Exactly the lines from the line with "Clone this chart in matplotlib." to the line with "ax = fig.add_axes([57" should be extracted, both included, with no other lines.

=== INFORMATION GIVEN ===

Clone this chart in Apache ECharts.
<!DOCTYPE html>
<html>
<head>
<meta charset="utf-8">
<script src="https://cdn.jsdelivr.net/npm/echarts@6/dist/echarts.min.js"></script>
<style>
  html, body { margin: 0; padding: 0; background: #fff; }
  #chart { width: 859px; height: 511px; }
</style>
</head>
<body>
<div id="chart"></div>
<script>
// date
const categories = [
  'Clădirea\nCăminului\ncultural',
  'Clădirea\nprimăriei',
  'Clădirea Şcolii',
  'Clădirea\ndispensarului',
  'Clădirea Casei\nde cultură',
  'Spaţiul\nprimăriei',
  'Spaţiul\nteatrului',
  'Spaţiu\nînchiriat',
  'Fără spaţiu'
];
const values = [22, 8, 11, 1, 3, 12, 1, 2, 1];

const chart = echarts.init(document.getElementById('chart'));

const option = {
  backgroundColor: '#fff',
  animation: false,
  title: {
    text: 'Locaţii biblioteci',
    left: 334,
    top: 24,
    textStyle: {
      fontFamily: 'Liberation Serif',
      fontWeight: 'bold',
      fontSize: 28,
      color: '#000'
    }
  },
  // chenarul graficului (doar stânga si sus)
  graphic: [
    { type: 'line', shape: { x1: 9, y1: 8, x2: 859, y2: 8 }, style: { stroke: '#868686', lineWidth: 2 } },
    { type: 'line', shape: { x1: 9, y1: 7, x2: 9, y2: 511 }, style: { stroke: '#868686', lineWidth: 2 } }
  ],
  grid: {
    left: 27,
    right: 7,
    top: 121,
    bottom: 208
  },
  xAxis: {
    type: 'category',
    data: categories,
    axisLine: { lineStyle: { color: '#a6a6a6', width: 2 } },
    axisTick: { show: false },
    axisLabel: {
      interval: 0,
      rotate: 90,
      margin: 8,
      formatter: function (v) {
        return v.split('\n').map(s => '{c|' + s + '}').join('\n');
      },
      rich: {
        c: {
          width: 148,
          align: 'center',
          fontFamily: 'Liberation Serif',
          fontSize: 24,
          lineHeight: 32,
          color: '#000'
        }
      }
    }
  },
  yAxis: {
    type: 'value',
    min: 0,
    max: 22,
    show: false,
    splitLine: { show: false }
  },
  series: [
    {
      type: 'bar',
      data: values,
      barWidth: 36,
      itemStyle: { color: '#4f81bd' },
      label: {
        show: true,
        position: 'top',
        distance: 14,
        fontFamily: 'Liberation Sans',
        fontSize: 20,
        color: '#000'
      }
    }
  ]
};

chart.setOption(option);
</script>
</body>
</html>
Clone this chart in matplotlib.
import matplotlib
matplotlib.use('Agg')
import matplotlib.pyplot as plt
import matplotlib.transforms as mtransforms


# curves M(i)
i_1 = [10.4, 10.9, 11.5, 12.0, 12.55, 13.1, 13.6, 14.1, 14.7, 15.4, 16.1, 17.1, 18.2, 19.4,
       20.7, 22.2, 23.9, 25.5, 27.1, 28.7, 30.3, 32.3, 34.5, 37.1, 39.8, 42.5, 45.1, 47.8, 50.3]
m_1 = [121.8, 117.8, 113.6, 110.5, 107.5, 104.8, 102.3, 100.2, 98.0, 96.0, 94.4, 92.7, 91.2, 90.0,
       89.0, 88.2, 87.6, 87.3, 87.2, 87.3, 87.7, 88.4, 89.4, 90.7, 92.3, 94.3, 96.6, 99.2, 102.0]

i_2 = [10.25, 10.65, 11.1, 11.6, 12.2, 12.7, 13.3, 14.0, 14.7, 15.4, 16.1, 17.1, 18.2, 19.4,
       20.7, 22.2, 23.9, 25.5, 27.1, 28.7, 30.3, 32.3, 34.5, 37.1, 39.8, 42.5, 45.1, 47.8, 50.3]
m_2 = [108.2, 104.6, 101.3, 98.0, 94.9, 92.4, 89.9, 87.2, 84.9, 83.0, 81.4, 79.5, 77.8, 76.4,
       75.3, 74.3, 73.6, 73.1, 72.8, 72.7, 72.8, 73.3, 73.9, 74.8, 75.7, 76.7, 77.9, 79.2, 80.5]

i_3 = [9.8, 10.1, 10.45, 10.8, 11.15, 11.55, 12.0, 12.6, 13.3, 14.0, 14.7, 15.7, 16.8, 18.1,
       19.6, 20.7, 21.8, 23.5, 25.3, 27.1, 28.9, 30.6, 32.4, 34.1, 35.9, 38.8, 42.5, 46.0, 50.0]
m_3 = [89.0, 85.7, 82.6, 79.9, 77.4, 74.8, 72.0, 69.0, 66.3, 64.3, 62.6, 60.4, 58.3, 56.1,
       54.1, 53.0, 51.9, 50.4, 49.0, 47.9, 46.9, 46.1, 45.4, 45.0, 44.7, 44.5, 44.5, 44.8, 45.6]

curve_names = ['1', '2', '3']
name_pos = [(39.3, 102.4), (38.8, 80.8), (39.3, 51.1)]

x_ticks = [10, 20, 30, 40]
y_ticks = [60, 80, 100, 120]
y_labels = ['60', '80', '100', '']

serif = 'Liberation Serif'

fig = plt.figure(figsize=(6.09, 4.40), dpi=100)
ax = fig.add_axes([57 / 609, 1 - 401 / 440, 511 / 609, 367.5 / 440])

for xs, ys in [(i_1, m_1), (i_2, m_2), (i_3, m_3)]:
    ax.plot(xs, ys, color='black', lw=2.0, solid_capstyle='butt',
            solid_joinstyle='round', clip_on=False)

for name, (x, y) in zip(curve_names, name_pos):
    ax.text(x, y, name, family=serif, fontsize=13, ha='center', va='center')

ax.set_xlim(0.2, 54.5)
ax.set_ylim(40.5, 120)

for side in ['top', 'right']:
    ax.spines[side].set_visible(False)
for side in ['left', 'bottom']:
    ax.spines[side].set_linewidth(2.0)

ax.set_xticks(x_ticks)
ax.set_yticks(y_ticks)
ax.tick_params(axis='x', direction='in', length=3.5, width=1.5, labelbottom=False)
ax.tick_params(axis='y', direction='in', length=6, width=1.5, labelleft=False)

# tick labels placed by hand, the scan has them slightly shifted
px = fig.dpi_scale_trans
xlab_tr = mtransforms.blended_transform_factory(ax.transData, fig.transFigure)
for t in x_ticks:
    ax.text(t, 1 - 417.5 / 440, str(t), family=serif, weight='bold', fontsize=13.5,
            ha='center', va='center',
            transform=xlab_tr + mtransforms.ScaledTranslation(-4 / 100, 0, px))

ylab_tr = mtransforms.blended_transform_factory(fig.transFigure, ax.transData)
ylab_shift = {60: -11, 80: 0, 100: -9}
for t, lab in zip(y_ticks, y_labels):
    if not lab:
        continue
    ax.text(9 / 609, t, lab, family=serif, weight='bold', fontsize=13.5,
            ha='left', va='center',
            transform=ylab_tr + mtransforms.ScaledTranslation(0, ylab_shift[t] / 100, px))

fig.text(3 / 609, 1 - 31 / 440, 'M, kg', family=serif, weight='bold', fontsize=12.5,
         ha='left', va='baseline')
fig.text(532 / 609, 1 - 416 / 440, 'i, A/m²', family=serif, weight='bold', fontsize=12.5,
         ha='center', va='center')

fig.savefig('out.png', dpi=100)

===
=== INFORMATION GIVEN ===

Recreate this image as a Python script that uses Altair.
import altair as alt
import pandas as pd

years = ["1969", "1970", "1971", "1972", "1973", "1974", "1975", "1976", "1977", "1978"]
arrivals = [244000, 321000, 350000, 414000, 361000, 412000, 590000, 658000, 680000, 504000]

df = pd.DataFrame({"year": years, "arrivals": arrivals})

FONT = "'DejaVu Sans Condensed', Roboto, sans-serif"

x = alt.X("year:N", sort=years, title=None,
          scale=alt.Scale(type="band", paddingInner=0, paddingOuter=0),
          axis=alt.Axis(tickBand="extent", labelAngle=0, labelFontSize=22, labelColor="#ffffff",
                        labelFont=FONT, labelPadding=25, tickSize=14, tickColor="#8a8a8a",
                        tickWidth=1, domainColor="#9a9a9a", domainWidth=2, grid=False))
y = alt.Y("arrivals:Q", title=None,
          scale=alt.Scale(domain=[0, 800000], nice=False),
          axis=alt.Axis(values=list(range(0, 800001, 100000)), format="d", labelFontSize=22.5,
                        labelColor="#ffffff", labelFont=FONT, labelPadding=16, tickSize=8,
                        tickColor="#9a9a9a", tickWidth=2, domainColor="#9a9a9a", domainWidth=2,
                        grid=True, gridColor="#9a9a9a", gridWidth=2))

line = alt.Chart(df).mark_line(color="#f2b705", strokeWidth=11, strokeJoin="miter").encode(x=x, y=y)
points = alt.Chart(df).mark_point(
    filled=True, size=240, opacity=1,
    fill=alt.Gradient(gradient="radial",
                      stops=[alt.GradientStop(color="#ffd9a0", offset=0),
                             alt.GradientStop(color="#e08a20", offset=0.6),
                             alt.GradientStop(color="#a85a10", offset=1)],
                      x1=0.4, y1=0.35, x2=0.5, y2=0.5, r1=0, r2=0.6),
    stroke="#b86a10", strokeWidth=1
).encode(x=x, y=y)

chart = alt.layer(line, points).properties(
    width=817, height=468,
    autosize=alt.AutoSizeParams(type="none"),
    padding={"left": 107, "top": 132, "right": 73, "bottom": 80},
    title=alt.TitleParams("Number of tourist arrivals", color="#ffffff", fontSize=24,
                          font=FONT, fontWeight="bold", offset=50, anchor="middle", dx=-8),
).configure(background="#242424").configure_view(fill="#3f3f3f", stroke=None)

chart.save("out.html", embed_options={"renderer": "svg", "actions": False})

===
=== INFORMATION GIVEN ===

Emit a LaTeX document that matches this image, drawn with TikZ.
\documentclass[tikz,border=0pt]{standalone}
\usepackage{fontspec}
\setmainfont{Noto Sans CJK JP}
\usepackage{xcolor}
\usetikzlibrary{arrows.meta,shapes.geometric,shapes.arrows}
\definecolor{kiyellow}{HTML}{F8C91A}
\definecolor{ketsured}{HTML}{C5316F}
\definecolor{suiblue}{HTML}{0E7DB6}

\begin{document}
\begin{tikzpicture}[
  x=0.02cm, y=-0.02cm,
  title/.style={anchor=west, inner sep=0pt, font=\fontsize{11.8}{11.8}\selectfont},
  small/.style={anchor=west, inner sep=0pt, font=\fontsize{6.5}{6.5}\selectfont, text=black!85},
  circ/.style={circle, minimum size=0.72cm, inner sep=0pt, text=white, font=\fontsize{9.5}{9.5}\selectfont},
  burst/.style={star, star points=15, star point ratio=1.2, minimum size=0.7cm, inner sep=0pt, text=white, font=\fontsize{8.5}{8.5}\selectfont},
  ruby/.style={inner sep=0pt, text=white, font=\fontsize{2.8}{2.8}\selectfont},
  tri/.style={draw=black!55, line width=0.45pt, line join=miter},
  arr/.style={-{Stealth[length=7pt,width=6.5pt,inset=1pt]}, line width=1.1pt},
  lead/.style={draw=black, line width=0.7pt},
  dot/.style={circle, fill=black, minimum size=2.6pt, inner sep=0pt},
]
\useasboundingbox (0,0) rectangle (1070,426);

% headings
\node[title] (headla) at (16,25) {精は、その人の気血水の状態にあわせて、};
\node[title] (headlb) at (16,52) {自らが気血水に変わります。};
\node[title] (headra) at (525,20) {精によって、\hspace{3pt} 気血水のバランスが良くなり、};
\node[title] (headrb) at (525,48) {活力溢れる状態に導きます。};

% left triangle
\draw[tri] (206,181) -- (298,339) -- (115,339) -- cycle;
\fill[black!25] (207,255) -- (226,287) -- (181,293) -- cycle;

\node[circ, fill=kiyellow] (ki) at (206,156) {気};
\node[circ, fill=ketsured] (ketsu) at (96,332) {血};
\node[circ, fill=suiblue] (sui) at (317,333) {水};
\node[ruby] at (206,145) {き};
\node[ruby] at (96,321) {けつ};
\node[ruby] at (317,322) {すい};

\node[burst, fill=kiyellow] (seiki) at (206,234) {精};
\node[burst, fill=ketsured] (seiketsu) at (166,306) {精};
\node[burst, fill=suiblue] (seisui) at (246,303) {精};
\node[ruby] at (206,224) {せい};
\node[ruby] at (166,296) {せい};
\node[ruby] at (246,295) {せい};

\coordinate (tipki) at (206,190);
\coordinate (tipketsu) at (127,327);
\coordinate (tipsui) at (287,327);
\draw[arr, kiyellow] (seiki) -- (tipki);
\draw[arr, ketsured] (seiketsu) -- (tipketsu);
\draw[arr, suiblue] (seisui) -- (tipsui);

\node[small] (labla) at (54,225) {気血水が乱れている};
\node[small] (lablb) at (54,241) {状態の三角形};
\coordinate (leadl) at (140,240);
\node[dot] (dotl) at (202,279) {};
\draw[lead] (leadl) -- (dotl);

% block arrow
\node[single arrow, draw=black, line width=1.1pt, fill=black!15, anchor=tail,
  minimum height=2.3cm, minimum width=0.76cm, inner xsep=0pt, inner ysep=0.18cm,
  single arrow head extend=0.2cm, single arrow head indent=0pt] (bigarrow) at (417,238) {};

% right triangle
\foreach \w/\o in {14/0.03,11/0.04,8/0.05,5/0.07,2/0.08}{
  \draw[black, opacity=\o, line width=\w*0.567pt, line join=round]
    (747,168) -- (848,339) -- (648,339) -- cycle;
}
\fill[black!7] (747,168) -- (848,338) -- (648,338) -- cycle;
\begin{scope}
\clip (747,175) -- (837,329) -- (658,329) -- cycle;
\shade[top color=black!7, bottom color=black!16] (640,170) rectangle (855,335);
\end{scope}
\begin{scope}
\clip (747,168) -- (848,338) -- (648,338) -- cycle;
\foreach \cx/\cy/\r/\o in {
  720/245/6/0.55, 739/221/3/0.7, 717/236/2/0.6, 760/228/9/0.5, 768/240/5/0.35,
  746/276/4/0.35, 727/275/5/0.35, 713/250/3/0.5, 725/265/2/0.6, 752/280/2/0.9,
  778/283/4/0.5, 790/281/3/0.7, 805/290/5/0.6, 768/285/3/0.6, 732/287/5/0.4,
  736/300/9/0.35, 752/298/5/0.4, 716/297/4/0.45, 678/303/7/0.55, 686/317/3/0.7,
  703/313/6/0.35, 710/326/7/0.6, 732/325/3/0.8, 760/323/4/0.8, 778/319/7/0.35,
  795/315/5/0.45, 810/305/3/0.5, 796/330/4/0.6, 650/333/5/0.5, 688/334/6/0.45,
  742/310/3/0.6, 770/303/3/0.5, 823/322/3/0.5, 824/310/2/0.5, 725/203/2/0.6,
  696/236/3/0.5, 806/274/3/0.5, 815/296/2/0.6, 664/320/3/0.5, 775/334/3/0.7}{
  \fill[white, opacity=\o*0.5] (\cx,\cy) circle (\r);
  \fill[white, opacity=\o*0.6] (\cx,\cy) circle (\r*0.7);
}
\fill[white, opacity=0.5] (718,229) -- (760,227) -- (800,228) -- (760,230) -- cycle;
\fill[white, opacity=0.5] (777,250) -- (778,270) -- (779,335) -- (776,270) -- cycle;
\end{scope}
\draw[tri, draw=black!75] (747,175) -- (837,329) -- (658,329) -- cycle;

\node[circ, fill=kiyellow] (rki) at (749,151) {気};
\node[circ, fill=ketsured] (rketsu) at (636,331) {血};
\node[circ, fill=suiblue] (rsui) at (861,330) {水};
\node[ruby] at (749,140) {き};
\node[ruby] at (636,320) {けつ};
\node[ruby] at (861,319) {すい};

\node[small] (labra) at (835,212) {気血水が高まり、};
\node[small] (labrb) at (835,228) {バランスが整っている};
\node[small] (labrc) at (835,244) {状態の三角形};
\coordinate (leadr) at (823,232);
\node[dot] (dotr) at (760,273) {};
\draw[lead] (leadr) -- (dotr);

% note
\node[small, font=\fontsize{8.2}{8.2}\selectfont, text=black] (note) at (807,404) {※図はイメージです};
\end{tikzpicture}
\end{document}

===

RESULT FOR THIS EXERCISE =>
Clone this chart in matplotlib.
import matplotlib
matplotlib.use('Agg')
import matplotlib.pyplot as plt
import matplotlib.transforms as mtransforms


# curves M(i)
i_1 = [10.4, 10.9, 11.5, 12.0, 12.55, 13.1, 13.6, 14.1, 14.7, 15.4, 16.1, 17.1, 18.2, 19.4,
       20.7, 22.2, 23.9, 25.5, 27.1, 28.7, 30.3, 32.3, 34.5, 37.1, 39.8, 42.5, 45.1, 47.8, 50.3]
m_1 = [121.8, 117.8, 113.6, 110.5, 107.5, 104.8, 102.3, 100.2, 98.0, 96.0, 94.4, 92.7, 91.2, 90.0,
       89.0, 88.2, 87.6, 87.3, 87.2, 87.3, 87.7, 88.4, 89.4, 90.7, 92.3, 94.3, 96.6, 99.2, 102.0]

i_2 = [10.25, 10.65, 11.1, 11.6, 12.2, 12.7, 13.3, 14.0, 14.7, 15.4, 16.1, 17.1, 18.2, 19.4,
       20.7, 22.2, 23.9, 25.5, 27.1, 28.7, 30.3, 32.3, 34.5, 37.1, 39.8, 42.5, 45.1, 47.8, 50.3]
m_2 = [108.2, 104.6, 101.3, 98.0, 94.9, 92.4, 89.9, 87.2, 84.9, 83.0, 81.4, 79.5, 77.8, 76.4,
       75.3, 74.3, 73.6, 73.1, 72.8, 72.7, 72.8, 73.3, 73.9, 74.8, 75.7, 76.7, 77.9, 79.2, 80.5]

i_3 = [9.8, 10.1, 10.45, 10.8, 11.15, 11.55, 12.0, 12.6, 13.3, 14.0, 14.7, 15.7, 16.8, 18.1,
       19.6, 20.7, 21.8, 23.5, 25.3, 27.1, 28.9, 30.6, 32.4, 34.1, 35.9, 38.8, 42.5, 46.0, 50.0]
m_3 = [89.0, 85.7, 82.6, 79.9, 77.4, 74.8, 72.0, 69.0, 66.3, 64.3, 62.6, 60.4, 58.3, 56.1,
       54.1, 53.0, 51.9, 50.4, 49.0, 47.9, 46.9, 46.1, 45.4, 45.0, 44.7, 44.5, 44.5, 44.8, 45.6]

curve_names = ['1', '2', '3']
name_pos = [(39.3, 102.4), (38.8, 80.8), (39.3, 51.1)]

x_ticks = [10, 20, 30, 40]
y_ticks = [60, 80, 100, 120]
y_labels = ['60', '80', '100', '']

serif = 'Liberation Serif'

fig = plt.figure(figsize=(6.09, 4.40), dpi=100)
ax = fig.add_axes([57 / 609, 1 - 401 / 440, 511 / 609, 367.5 / 440])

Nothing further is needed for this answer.